MARRIAGE DIGEST: Homosexual GOP group won't back Bush

NASHVILLE, Tenn. (BP)--The nation's largest organization of homosexual Republicans has voted not to endorse President Bush, saying his push for a constitutional marriage amendment has led to "anger" and "disappointment" among its members.

The 22-2 vote by the Log Cabin Republicans' board of directors Sept. 7 is the first time the group has withheld its endorsement of the GOP presidential candidate. The group opened its Washington, D.C., office in 1993 and endorsed Bob Dole in 1996 and Bush in 2000.

"Log Cabin's decision was made in response to the White House's strategic political decision to pursue a re-election strategy catered to the radical right," Log Cabin Republicans Executive Director Patrick Guerriero said in a statement. "The President's use of the bully pulpit, stump speeches and radio addresses to support a Constitutional amendment has encouraged the passage of discriminatory laws and state constitutional amendments across America."

The group will not endorse any presidential candidate but instead will work to elect likeminded GOP candidates for the House and Senate and defeat "the radical right."

"There is a battle for the heart and soul of the Republican Party, and that fight is bigger than one platform, one convention, or even one President," Guerriero said.

Said Log Cabin political director Chris Barron: "[I]t is impossible to overstate the depth of anger and disappointment caused by the President's support for an anti-family Constitutional Amendment."

The group's move results in an even sharper contrast between Bush and Democratic candidate John Kerry on homosexual-related issues. Kerry, who opposes a constitutional marriage amendment, has been endorsed by the nation's largest homosexual activist organization, the Human Rights Campaign. In fact, HRC issued a statement praising the decision by the Log Cabin Republicans.

CALIF. LAW UPHELD -- A California judge upheld a state domestic partnership law Sept. 8 that goes into effect in 2005 and will give same-sex couples most of the legal benefits of marriage without using the word "marriage." Pro-family groups had sued, saying the law violates a state law that bans same-sex "marriage." The ruling is being appealed.

Two pro-family legal groups -- Liberty Counsel and the Alliance Defense Fund -- are involved in the case.

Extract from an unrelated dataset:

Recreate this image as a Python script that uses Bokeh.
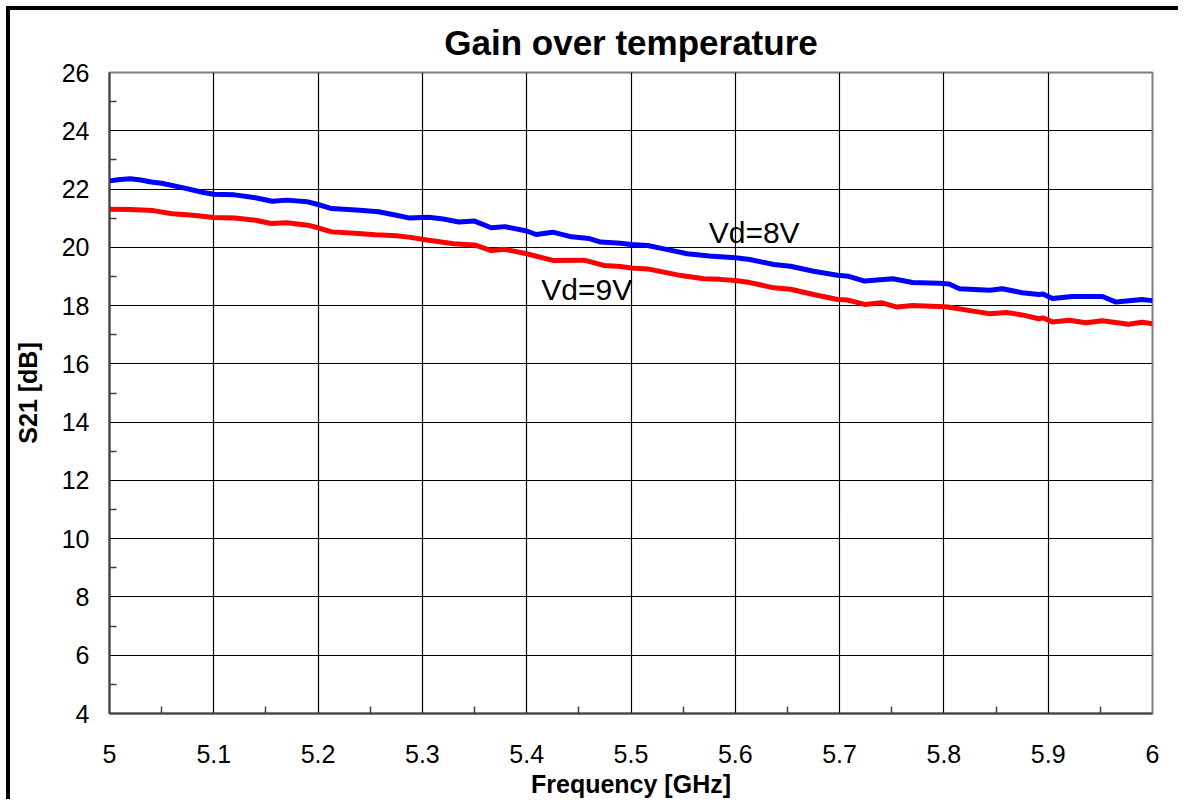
from bokeh.plotting import figure
from bokeh.models import FixedTicker, CustomJSTickFormatter
from bokeh.core.properties import value
from bokeh.embed import file_html
from bokeh.resources import INLINE

title = "Gain over temperature"
x_label = "Frequency [GHz]"
y_label = "S21 [dB]"

x_ticks = [5.0, 5.1, 5.2, 5.3, 5.4, 5.5, 5.6, 5.7, 5.8, 5.9, 6.0]
y_ticks = [4, 6, 8, 10, 12, 14, 16, 18, 20, 22, 24, 26]

freq_8v = [5.00, 5.01, 5.02, 5.03, 5.04, 5.05, 5.07, 5.09, 5.10, 5.12, 5.14, 5.156, 5.17, 5.19,
           5.20, 5.213, 5.24, 5.258, 5.275, 5.287, 5.306, 5.32, 5.335, 5.35, 5.366, 5.379, 5.40,
           5.409, 5.425, 5.443, 5.46, 5.471, 5.49, 5.50, 5.516, 5.535, 5.554, 5.575, 5.60, 5.614,
           5.637, 5.653, 5.675, 5.698, 5.708, 5.724, 5.751, 5.77, 5.795, 5.805, 5.815, 5.844,
           5.856, 5.875, 5.891, 5.895, 5.904, 5.923, 5.952, 5.965, 5.99, 6.00]
s21_8v = [22.28, 22.33, 22.35, 22.31, 22.24, 22.20, 22.05, 21.88, 21.82, 21.80, 21.70, 21.58, 21.62,
          21.56, 21.47, 21.33, 21.27, 21.22, 21.10, 21.01, 21.03, 20.97, 20.87, 20.90, 20.67, 20.71,
          20.56, 20.44, 20.52, 20.36, 20.30, 20.18, 20.14, 20.10, 20.06, 19.92, 19.78, 19.70, 19.64,
          19.58, 19.41, 19.35, 19.18, 19.04, 19.01, 18.84, 18.92, 18.79, 18.77, 18.74, 18.58, 18.53,
          18.58, 18.44, 18.38, 18.40, 18.24, 18.31, 18.31, 18.12, 18.21, 18.17]

freq_9v = [5.00, 5.02, 5.042, 5.06, 5.08, 5.10, 5.12, 5.14, 5.155, 5.17, 5.19, 5.20, 5.213, 5.235,
           5.255, 5.275, 5.287, 5.306, 5.33, 5.35, 5.366, 5.379, 5.40, 5.425, 5.455, 5.474, 5.49,
           5.50, 5.516, 5.548, 5.57, 5.585, 5.60, 5.614, 5.637, 5.653, 5.675, 5.698, 5.708, 5.724,
           5.74, 5.755, 5.77, 5.80, 5.804, 5.828, 5.844, 5.86, 5.875, 5.891, 5.895, 5.904, 5.92,
           5.936, 5.952, 5.977, 5.99, 6.00]
s21_9v = [21.31, 21.30, 21.26, 21.15, 21.10, 21.02, 21.01, 20.93, 20.82, 20.84, 20.76, 20.67, 20.53,
          20.48, 20.43, 20.40, 20.35, 20.24, 20.12, 20.08, 19.89, 19.93, 19.78, 19.55, 19.56, 19.38,
          19.34, 19.29, 19.26, 19.03, 18.92, 18.90, 18.86, 18.79, 18.61, 18.56, 18.38, 18.21, 18.19,
          18.04, 18.10, 17.95, 18.00, 17.96, 17.95, 17.81, 17.72, 17.76, 17.68, 17.55, 17.58, 17.44,
          17.50, 17.41, 17.48, 17.36, 17.43, 17.38]

label_text = ["Vd=8V", "Vd=9V"]
label_x = [5.5745, 5.414]
label_y = [20.52, 18.56]

FONT = "Liberation Sans"

p = figure(width=1172, height=793, x_range=(5, 6), y_range=(4, 26),
           output_backend="svg", toolbar_location=None,
           min_border_left=90, min_border_right=30, min_border_top=62, min_border_bottom=90,
           background_fill_color="white", border_fill_color="white")
p.styles = {"border-left": "4px solid black", "border-top": "4px solid black",
            "margin-left": "6px", "margin-top": "6px"}

p.title.text = title
p.title.align = "center"
p.title.text_font = FONT
p.title.text_font_size = "35px"
p.title.text_font_style = "bold"
p.title.text_color = "black"
p.title.standoff = 21

p.outline_line_color = "#808080"
p.outline_line_width = 2

p.line(freq_8v, s21_8v, line_color="#0000FF", line_width=5)
p.line(freq_9v, s21_9v, line_color="#FF0000", line_width=5)

p.text(x=label_x, y=label_y, text=label_text, text_font=value(FONT), text_font_size="30px",
       text_color="black", text_baseline="alphabetic", text_align="left")

p.xaxis.ticker = FixedTicker(ticks=x_ticks, minor_ticks=[5 + 0.05 * (2 * i + 1) for i in range(10)])
p.yaxis.ticker = FixedTicker(ticks=y_ticks, minor_ticks=[5, 7, 9, 11, 13, 15, 17, 19, 21, 23, 25])
p.xaxis.formatter = CustomJSTickFormatter(code="return tick.toFixed(1).replace(/\\.0$/, '');")

for ax in (p.xaxis[0], p.yaxis[0]):
    ax.axis_line_color = "#404040"
    ax.axis_line_width = 2
    ax.major_tick_in = 0
    ax.major_tick_out = 0
    ax.minor_tick_in = 7
    ax.minor_tick_out = 0
    ax.minor_tick_line_color = "#404040"
    ax.minor_tick_line_width = 1.5
    ax.major_label_text_font = FONT
    ax.major_label_text_font_size = "25px"
    ax.major_label_text_color = "black"
    ax.axis_label_text_font = FONT
    ax.axis_label_text_font_size = "25px"
    ax.axis_label_text_font_style = "bold"
    ax.axis_label_text_color = "black"

p.xaxis.axis_label = x_label
p.yaxis.axis_label = y_label
p.xaxis.major_label_standoff = 31
p.yaxis.major_label_standoff = 20
p.xaxis.axis_label_standoff = 4
p.yaxis.axis_label_standoff = 17

p.xgrid.ticker = FixedTicker(ticks=x_ticks)
p.ygrid.ticker = FixedTicker(ticks=y_ticks)
p.grid.grid_line_color = "black"
p.grid.grid_line_width = 1.2

open("out.html", "w").write(file_html(p, INLINE))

“The law is a sneaky, end-run around the will of the people,” Robert Tyler of the Alliance Defense Fund said in a statement.

In 2000 California voters passed by a 61-39 percent margin Proposition 22 banning same-sex "marriage.

Superior Court Judge Loren McMaster asserted that the domestic partnership law, which was signed in 2003 by then-Gov. Gray Davis, does not violate Proposition 22.

“Proposition 22 denied same-sex couples the right to be married and prohibits the State of California from recognizing any marriage between same-sex couples; it did not preclude the Legislature from giving certain rights to persons who have registered as domestic partners," McMaster wrote.

But Liberty Counsel President Mathew Staver disagreed, noting in a statement: "Marriage is more than just a label.... The people have spoken and the courts must respect their decision."

SUPPORT FOR ORE. AMENDMENT -- A poll of "very likely" voters in Oregon shows that 61 percent support the constitutional marriage amendment that will be on that state's Nov. 2 ballot. The poll of 507 voters was conducted Aug. 26-Sept. 1 by Riley Research Associates. Thirty-four percent were opposed to the amendment, which would protect the traditional definition of marriage and ban same-sex "marriage"

All voting in Oregon is done by mail, and most voters will receive their ballots beginning the week of Oct. 15. Oregon's unique system means that the two sides in the amendment debate have just over one month to make their case.

DOMA WEBSITE LAUNCHED -- The pro-family legal group Alliance Defense Fund has launched a website to provide up-to-date information on state and federal lawsuits involving Defense of Marriage Acts (DOMAs). Approximately 38 states have Defense of Marriage Acts banning same-sex "marriage." A 1996 national law, also called the Defense of Marriage Act, prevents the federal government from recognizing same-sex "marriage" and gives states the option of doing the same.

The website's address is www.domawatch.org.

“There is a strategic effort by radical activists to target Defense of Marriage Acts and this Web site will provide resources needed to defend against this growing assault,” Glen Lavy of the Alliance Defense Fund said in a statement.

Nationwide, nine states have been sued by those seeking same-sex "marriage" legalization.

WINK, WINK? -- The Democratic National Convention in Boston largely ignored the same-sex "marriage" issue, but that doesn't mean it wasn't discussed behind the scenes, one homosexual activist says.

"I call it the Stepford convention," Robin Tyler of DontAmend.com told a reporter for Knight Ridder Newspapers. "Everybody is going by the script because they are so afraid that Bush will get in. But behind the scenes, it's like don't worry, wink, wink; we'll take care of you."